If you don't have strategic key account plans, you're not doing key account management

If you are a KAM programme director, it's worth considering the benefits of having all your key account pans in the same format, easier for everyone concerned to get used to reading, easier to compare, easier to identify worthwhile developments. This format for an account plan has been used by many international and national companies, with a few tweaks to ensure that the product groups, currency, timescales and issues particular to their sectors have been appropriately represented.
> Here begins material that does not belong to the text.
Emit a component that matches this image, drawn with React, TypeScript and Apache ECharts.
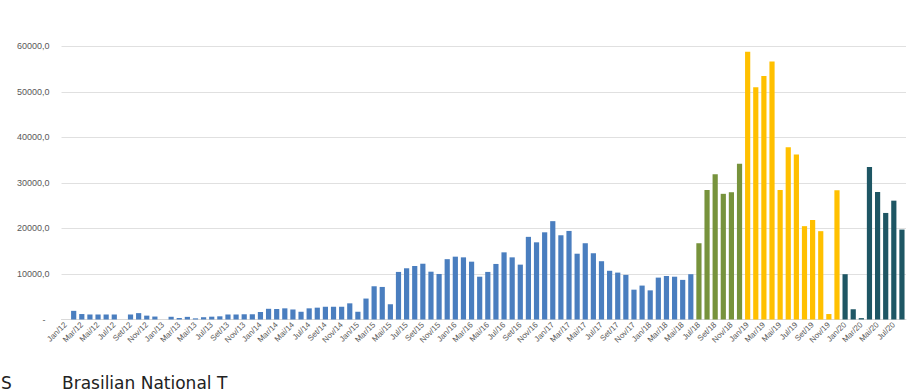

If you are a key account manager with a strategic plan to write for your key account, you should put your effort into the right content, rather than spending your time trying to decide on a layout. This format allows you to say everything you need to say, somewhere. The worksheets (see separate download item) can help you decide what you want to say.

Adapt and adopt

  • The format may look long, but you should consider that if this customer offers major business for the company, your intentions for it should be properly represented. If you decide to shorten it, think carefully first about what you leave out, and whether that breaks the logical chain of development which is important to carry your readers and decision-makers with your plan.
  • The plan is in Word, because it's the most flexible format and everyone knows how to use it. Excel isn't needed because your historical numbers should be reasonably top level, and your future numbers shouldn't be derived automatically. Far too much time is wasted on plans in PowerPoint looking for pictures, positioning objects and changing font size – so they are often content-light and have far too many pages.
  • The plan framework contains notes for the writer in red, a kind of manual to help you complete it. These notes should obviously be deleted in the final draft. In many cases they refer to the worksheets to help you look for the information appropriate to each section. You don't have to use the worksheets, but it helps!
  • Grey spaces indicate where you might have something to say. They are just a prompt – they don't define how much you write, and you can add comments anywhere else where relevant.
  • Write concisely but don't leave out anything important. If you have all the data to hand (you should, it’s your key account) the job is much quicker. Give yourself some phone and email-free time and space to think, and to write.
  • The executive summary is for senior readers who may not read the rest of the plan. Make sure it contains all and only important points.